REQUIRED TASK:
Repeat everything from the first line of the listing below through the line that contains "88, 89, 89, 91, 93, 94, 97, 100]", exactly. Leave out pictures.

+ + + +

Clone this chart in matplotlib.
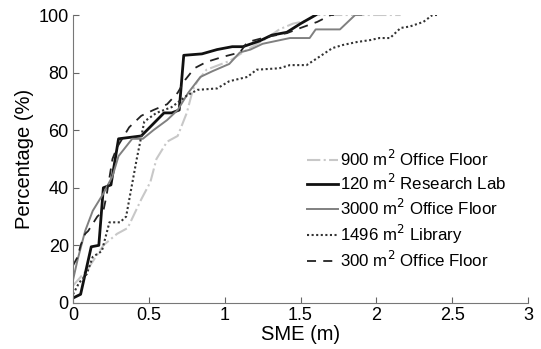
import matplotlib
matplotlib.use("Agg")
import matplotlib.pyplot as plt

plt.rcParams["font.family"] = ["Liberation Sans", "DejaVu Sans"]

# ------- CDF 数据 (SME m, 百分比 %) -------
office900_x = [0, 0.1, 0.2, 0.29, 0.36, 0.45, 0.51, 0.55, 0.62, 0.69, 0.75, 0.79, 0.82,
               0.88, 1.03, 1.15, 1.28, 1.36, 1.45, 1.54, 1.6, 2.16]
office900_y = [6, 12, 20, 24, 26, 36, 42, 50, 56, 58, 66, 74, 77,
               81, 84, 88, 92, 95, 97, 98, 100, 100]

lab120_x = [0, 0.05, 0.12, 0.17, 0.2, 0.25, 0.3, 0.45, 0.6, 0.65, 0.7, 0.73, 0.85,
            0.95, 1.05, 1.12, 1.23, 1.31, 1.41, 1.5, 1.6]
lab120_y = [1.7, 3, 19.5, 20, 40, 41, 57, 58, 66, 66, 67, 86, 86.5,
            88, 89, 89, 91, 93, 94, 97, 100]

office3000_x = [0, 0.03, 0.08, 0.13, 0.2, 0.26, 0.3, 0.39, 0.46, 0.53, 0.62, 0.69, 0.76,
                0.84, 0.92, 1.03, 1.1, 1.17, 1.25, 1.34, 1.43, 1.56, 1.6, 1.76, 1.84, 1.86, 1.9]
office3000_y = [8, 15, 25, 32, 38, 44, 51, 57, 57, 60, 63.5, 67, 73,
                78.5, 80.5, 83, 87, 88, 90, 91, 92, 92, 95, 95, 99, 100, 100]

library_x = [0, 0.04, 0.09, 0.13, 0.19, 0.24, 0.31, 0.35, 0.42, 0.47, 0.55, 0.65, 0.75,
             0.82, 0.95, 1.03, 1.15, 1.21, 1.36, 1.43, 1.54, 1.61, 1.71, 1.78, 1.87,
             1.96, 2.02, 2.09, 2.16, 2.22, 2.31, 2.37, 2.4]
library_y = [3, 7, 10, 16, 18, 28, 28, 30, 50, 63, 66, 68, 72,
             74, 74.5, 77, 78.5, 81, 81.5, 82.6, 82.6, 85, 88.5, 89.6, 90.6,
             91.3, 92, 92, 95.5, 96, 97.6, 100, 100]

office300_x = [0, 0.03, 0.05, 0.08, 0.1, 0.16, 0.2, 0.22, 0.26, 0.29, 0.37, 0.45, 0.53,
               0.62, 0.69, 0.74, 0.8, 0.88, 0.99, 1.1, 1.15, 1.28, 1.41, 1.5, 1.61, 1.7, 1.72]
office300_y = [13, 16, 20, 24, 25, 30, 32, 37, 50, 54, 61, 65, 67,
               69, 73, 77.5, 81.5, 83.7, 85.5, 87, 90.6, 92.4, 93.7, 95.5, 97.6, 100, 100]

labels = ["900 m$^2$ Office Floor", "120 m$^2$ Research Lab", "3000 m$^2$ Office Floor",
          "1496 m$^2$ Library", "300 m$^2$ Office Floor"]

fig = plt.figure(figsize=(5.41, 3.49), dpi=100)
ax = fig.add_axes([0.135, 0.132, 0.841, 0.825])

ax.plot(office900_x, office900_y, ls="-.", c="#c8c8c8", lw=1.5, label=labels[0])
ax.plot(lab120_x, lab120_y, "-", c="#111111", lw=2.0, label=labels[1])
ax.plot(office3000_x, office3000_y, "-", c="#808080", lw=1.4, label=labels[2])
ax.plot(library_x, library_y, ls=(0, (1, 1.2)), c="#333333", lw=1.5, label=labels[3])
ax.plot(office300_x, office300_y, ls=(0, (5, 4)), c="#222222", lw=1.3, label=labels[4])

ax.set_xlim(0, 3)
ax.set_ylim(0, 100)
ax.set_xticks([0, 0.5, 1, 1.5, 2, 2.5, 3])
ax.set_xticklabels(["0", "0.5", "1", "1.5", "2", "2.5", "3"])
ax.set_yticks([0, 20, 40, 60, 80, 100])
ax.set_xlabel("SME (m)", fontsize=14.5, labelpad=1)
ax.set_ylabel("Percentage (%)", fontsize=14.5, labelpad=3)
ax.tick_params(direction="in", length=4, labelsize=13, color="#666666", pad=3)
for s in ["top", "right"]:
    ax.spines[s].set_visible(False)
for s in ["left", "bottom"]:
    ax.spines[s].set_color("#777777")

ax.legend(loc="upper left", bbox_to_anchor=(0.5, 0.56), frameon=False, fontsize=12.2,
          handlelength=1.8, handletextpad=0.12, labelspacing=0.27, borderaxespad=0)

fig.savefig("out.png", dpi=100)
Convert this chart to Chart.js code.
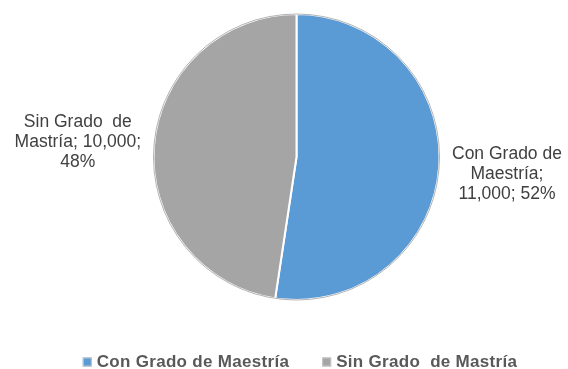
<!DOCTYPE html>
<html>
<head>
<meta charset="utf-8">
<script src="https://cdn.jsdelivr.net/npm/chart.js@4"></script>
<style>
  html, body { margin: 0; padding: 0; background: #ffffff; }
  #wrap { position: relative; width: 568px; height: 369px; }
</style>
</head>
<body>
<div id="wrap"><canvas id="c" width="568" height="369"></canvas></div>
<script>
// Categories and values
const categories = ['Con Grado de Maestría', 'Sin Grado  de Mastría'];
const values = [11000, 10000];
const colors = ['#5B9BD5', '#A5A5A5'];
// Name used in the data label of each slice
const labelNames = ['Con Grado de Maestría', 'Sin Grado  de Mastría'];
// Wrap width of each data label, in px
const labelWrap = [120, 135];

const LABEL_FONT = '17.5px "Liberation Sans", Arial, sans-serif';
const LEGEND_FONT = 'bold 17px "Liberation Sans", Arial, sans-serif';

function wrapText(ctx, text, maxW) {
  const words = text.split(' ');
  const lines = [];
  let cur = '';
  words.forEach((w, i) => {
    const test = i === 0 ? w : cur + ' ' + w;
    if (cur !== '' && w !== '' && ctx.measureText(test).width > maxW) {
      lines.push(cur);
      cur = w;
    } else {
      cur = test;
    }
  });
  if (cur) lines.push(cur);
  return lines;
}

// Data labels placed outside each slice
const outsideLabels = {
  id: 'outsideLabels',
  afterDatasetsDraw(chart) {
    const ctx = chart.ctx;
    const meta = chart.getDatasetMeta(0);
    const data = chart.data.datasets[0].data;
    const total = data.reduce((a, b) => a + b, 0);
    ctx.save();
    ctx.font = LABEL_FONT;
    ctx.fillStyle = '#404040';
    ctx.textAlign = 'center';
    ctx.textBaseline = 'middle';
    meta.data.forEach((arc, i) => {
      const v = data[i];
      const pct = Math.round(v / total * 100);
      const text = labelNames[i] + '; ' + v.toLocaleString('en-US') + '; ' + pct + '%';
      const lines = wrapText(ctx, text, labelWrap[i]);
      const w = Math.max(...lines.map(l => ctx.measureText(l).width));
      const lh = 20;
      const h = lines.length * lh;
      const mid = (arc.startAngle + arc.endAngle) / 2;
      const cx = Math.cos(mid), cy = Math.sin(mid);
      const gap = 11;
      const dist = arc.outerRadius + gap + Math.abs(cx) * w / 2 + Math.abs(cy) * h / 2;
      const x = arc.x + cx * dist;
      const y = arc.y + cy * dist + 1.5;
      lines.forEach((l, k) => {
        ctx.fillText(l, x, y - h / 2 + lh * (k + 0.5));
      });
    });
    // thin outline around the pie
    const a0 = meta.data[0];
    if (a0) {
      ctx.beginPath();
      ctx.arc(a0.x, a0.y, a0.outerRadius, 0, Math.PI * 2);
      ctx.strokeStyle = 'rgba(160,160,160,0.8)';
      ctx.lineWidth = 1;
      ctx.stroke();
    }
    ctx.restore();
  }
};

// Legend drawn below the pie
const bottomLegend = {
  id: 'bottomLegend',
  afterDraw(chart) {
    const ctx = chart.ctx;
    const labels = chart.data.labels;
    const bg = chart.data.datasets[0].backgroundColor;
    ctx.save();
    ctx.font = LEGEND_FONT;
    if ('letterSpacing' in ctx) ctx.letterSpacing = '0.3px';
    ctx.textBaseline = 'middle';
    ctx.textAlign = 'left';
    const box = 9, boxGap = 5, itemGap = 33;
    const widths = labels.map(l => ctx.measureText(l).width);
    const totalW = widths.reduce((s, w) => s + box + boxGap + w, 0) + itemGap * (labels.length - 1);
    let x = (chart.width - totalW) / 2 + 16;
    const y = 362;
    labels.forEach((l, i) => {
      ctx.fillStyle = bg[i];
      ctx.fillRect(x, y - box / 2, box, box);
      ctx.strokeStyle = '#c8c8c8';
      ctx.lineWidth = 1;
      ctx.strokeRect(x + 0.5, y - box / 2 + 0.5, box - 1, box - 1);
      ctx.fillStyle = '#595959';
      ctx.fillText(l, x + box + boxGap, y);
      x += box + boxGap + widths[i] + itemGap;
    });
    ctx.restore();
  }
};

new Chart(document.getElementById('c'), {
  type: 'pie',
  data: {
    labels: categories,
    datasets: [{
      data: values,
      backgroundColor: colors,
      borderColor: '#ffffff',
      borderWidth: 2
    }]
  },
  options: {
    responsive: false,
    animation: false,
    layout: { padding: { top: 13, bottom: 68, left: 152, right: 127 } },
    plugins: {
      legend: { display: false },
      tooltip: { enabled: false }
    }
  },
  plugins: [outsideLabels, bottomLegend]
});
</script>
</body>
</html>
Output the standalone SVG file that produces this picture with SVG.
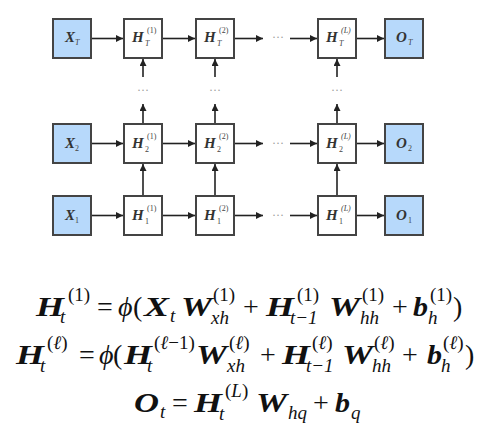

+ + + +

OUTPUT FOR THIS TASK:
Clone this chart in matplotlib.
import matplotlib
matplotlib.use("Agg")
import matplotlib.pyplot as plt

plt.rcParams["font.family"] = ["Liberation Sans", "DejaVu Sans"]

# ------- CDF 数据 (SME m, 百分比 %) -------
office900_x = [0, 0.1, 0.2, 0.29, 0.36, 0.45, 0.51, 0.55, 0.62, 0.69, 0.75, 0.79, 0.82,
               0.88, 1.03, 1.15, 1.28, 1.36, 1.45, 1.54, 1.6, 2.16]
office900_y = [6, 12, 20, 24, 26, 36, 42, 50, 56, 58, 66, 74, 77,
               81, 84, 88, 92, 95, 97, 98, 100, 100]

lab120_x = [0, 0.05, 0.12, 0.17, 0.2, 0.25, 0.3, 0.45, 0.6, 0.65, 0.7, 0.73, 0.85,
            0.95, 1.05, 1.12, 1.23, 1.31, 1.41, 1.5, 1.6]
lab120_y = [1.7, 3, 19.5, 20, 40, 41, 57, 58, 66, 66, 67, 86, 86.5,
            88, 89, 89, 91, 93, 94, 97, 100]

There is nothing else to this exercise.